In an era where lies have replaced truths, where division has banished unity, Booker believes that America will survive the confusion if moderates can be elected to office.

“We loose Heidi we loose our opportunity to create a nation that really sees itself as one nation under God and not multiple factions, and that’s why I’m fighting so hard for Heidi,” Booker said. “One of the greatest threats to our country is not any individual but the divisions that are festering, that take us away from a sense of common purpose and Heidi is one of those folks we urgently need to address that issue in this country.”

While traveling in a red state, Booker plans to keep his message simple.

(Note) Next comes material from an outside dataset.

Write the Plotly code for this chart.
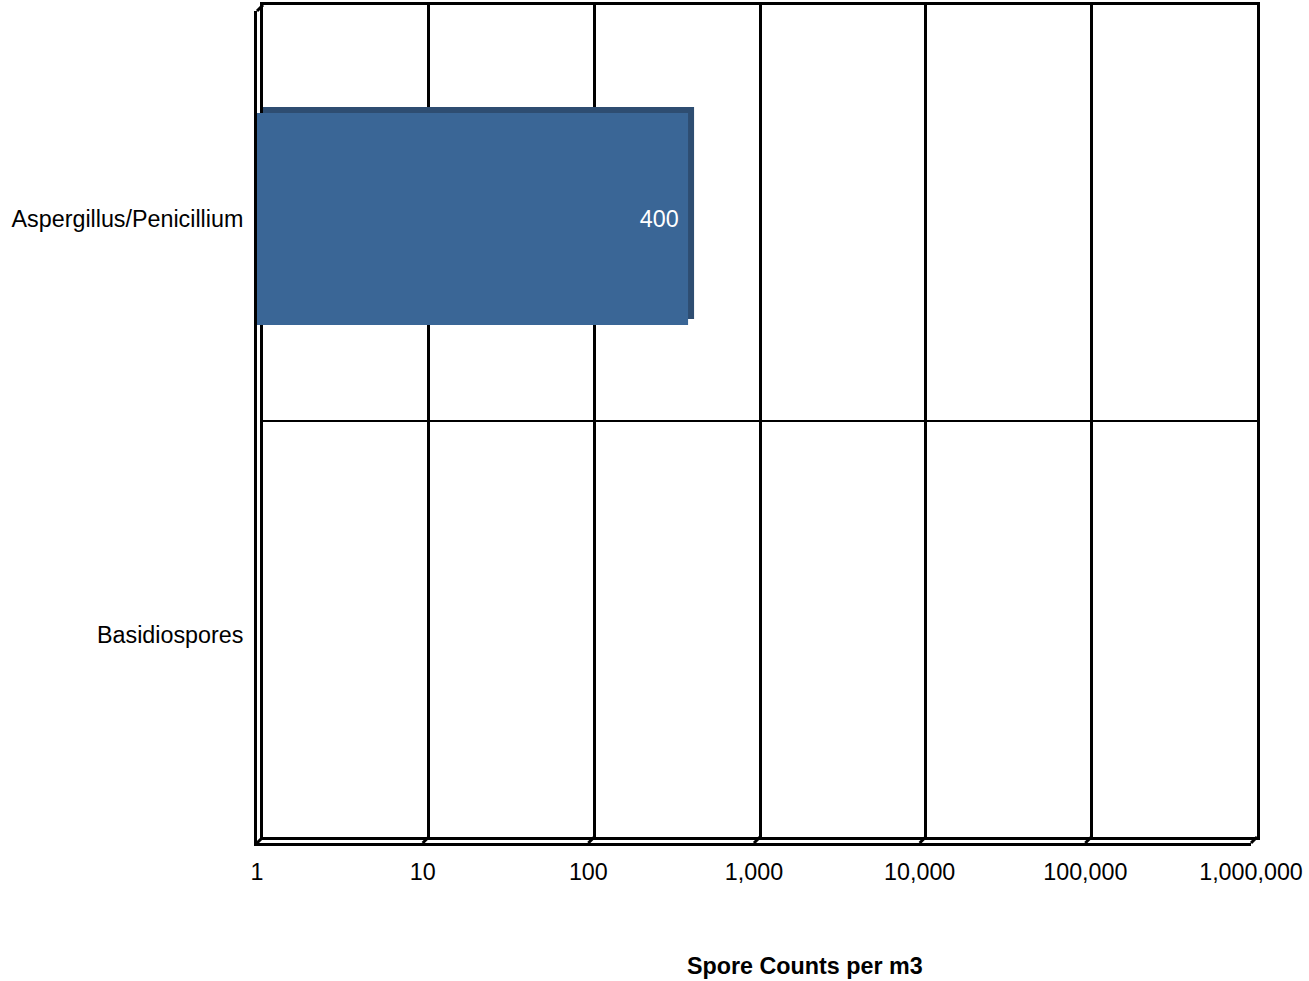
import plotly.graph_objects as go

# ---- data ----
categories = ["Basidiospores", "Aspergillus/Penicillium"]
spore_counts = [None, 400]
tick_values = [1, 10, 100, 1000, 10000, 100000, 1000000]
tick_labels = ["1", "10", "100", "1,000", "10,000", "100,000", "1,000,000"]
x_title = "Spore Counts per m3"

W, H = 1309, 981
FONT = "Liberation Sans, Arial, sans-serif"
FS = 23.3

# geometry (pixels) for the pseudo-3D frame
DEPTH = 6
back_l, back_r, back_t, back_b = 263, 1257, 5, 837
front_l, front_r, front_t, front_b = back_l - DEPTH, back_r - DEPTH, back_t + DEPTH, back_b + DEPTH


def px(x):
    return x / W


def py(y):
    return 1 - y / H


fig = go.Figure()

# back-face of bar (gives top/right depth faces)
fig.add_trace(go.Bar(
    y=categories, x=spore_counts, orientation="h",
    xaxis="x", yaxis="y", width=0.51,
    marker=dict(color="#2E4D71", line=dict(width=0)),
    hoverinfo="skip", showlegend=False,
))
# front face of bar
fig.add_trace(go.Bar(
    y=categories, x=spore_counts, orientation="h",
    xaxis="x2", yaxis="y2", width=0.51,
    marker=dict(color="#3A6696", line=dict(width=0)),
    text=[None if v is None else f"{v:,}\u00a0" for v in spore_counts],
    textposition="inside", insidetextanchor="end",
    textfont=dict(color="white", size=FS, family=FONT),
    showlegend=False,
))

shapes = []
# floor bevels at each gridline + top-left corner bevel
for k in range(len(tick_values)):
    xf = front_l + k * (front_r - front_l) / (len(tick_values) - 1)
    shapes.append(dict(type="line", xref="paper", yref="paper",
                       x0=px(xf), y0=py(front_b), x1=px(xf + DEPTH), y1=py(back_b),
                       line=dict(color="black", width=3)))
shapes.append(dict(type="line", xref="paper", yref="paper",
                   x0=px(front_l), y0=py(front_t), x1=px(back_l), y1=py(back_t),
                   line=dict(color="black", width=3)))

common = dict(automargin=False, zeroline=False, ticks="")

fig.update_layout(
    template="none",
    width=W, height=H, autosize=False,
    margin=dict(l=0, r=0, t=0, b=0, pad=0),
    paper_bgcolor="white", plot_bgcolor="rgba(0,0,0,0)",
    font=dict(family=FONT, size=FS, color="black"),
    showlegend=False,
    # back wall axes (gridlines)
    xaxis=dict(type="log", range=[0, 6], domain=[px(back_l), px(back_r)], anchor="y",
               dtick=1, showgrid=True, gridcolor="black", gridwidth=3,
               showticklabels=False,
               showline=True, linecolor="black", linewidth=3, mirror=True, **common),
    yaxis=dict(type="category", categoryorder="array", categoryarray=categories,
               range=[-0.5, 1.5], domain=[py(back_b), py(back_t)], anchor="x",
               tickson="boundaries", showgrid=True, gridcolor="black", gridwidth=1.5,
               showticklabels=False,
               showline=True, linecolor="black", linewidth=3, mirror=True, **common),
    # front face axes (labels, bar)
    xaxis2=dict(type="log", range=[0, 6], domain=[px(front_l), px(front_r)], anchor="y2",
                tickvals=tick_values, ticktext=tick_labels, showgrid=False,
                ticklabelstandoff=6,
                showline=True, linecolor="black", linewidth=3,
                tickfont=dict(size=FS, family=FONT, color="black"), **common),
    yaxis2=dict(type="category", categoryorder="array", categoryarray=categories,
                range=[-0.5, 1.5], domain=[py(front_b), py(front_t)], anchor="x2",
                showgrid=False, ticklabelstandoff=6,
                showline=True, linecolor="black", linewidth=3,
                tickfont=dict(size=FS, family=FONT, color="black"), **common),
    shapes=shapes,
    annotations=[dict(text=f"<b>{x_title}</b>", xref="paper", yref="paper",
                      x=px(805), y=py(966), xanchor="center", yanchor="middle",
                      showarrow=False, font=dict(size=FS, family=FONT, color="black"))],
)

post = "document.body.style.margin='0';document.body.style.overflow='hidden';"
fig.write_html("out.html", config={"displayModeBar": False}, post_script=post)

“I’m just going to tell the truth that I am a guy from further out on the wing than she is and she finds ways all the time to bring me together with conservatives to find common ground. There is nobody better in the Senate for pulling people from the left and right together for the people.”

They’ve worked together on issues like the farm bill, oil exports, children issues, on human trafficking issues, and for senior rights, Booker said.

Whether on the Senate floor or having dinner at her Heitkamp’s Washington, D.C. apartment, she’s always working to bring people together on issues, Booker said.

“She makes some of the best guacamole I’ve ever had, and when you get together around a bowl of guacamole with her, and chips, it’s policy for North Dakota,” Booker said.

“I have a lot of respect for. She may not be one of the leaders in the Senate who catches the headlines, but she captures the issues that are important for people and we need that in America, and I’ll fight for her every single day even though we don’t agree all the time.” 

Heitkamp's four-day tour follows her Thursday's rally at the Fargo Air Museum. She will be stopping to hold rallies in Williston Saturday morning, and later to New Town, Rugby, and Belcourt.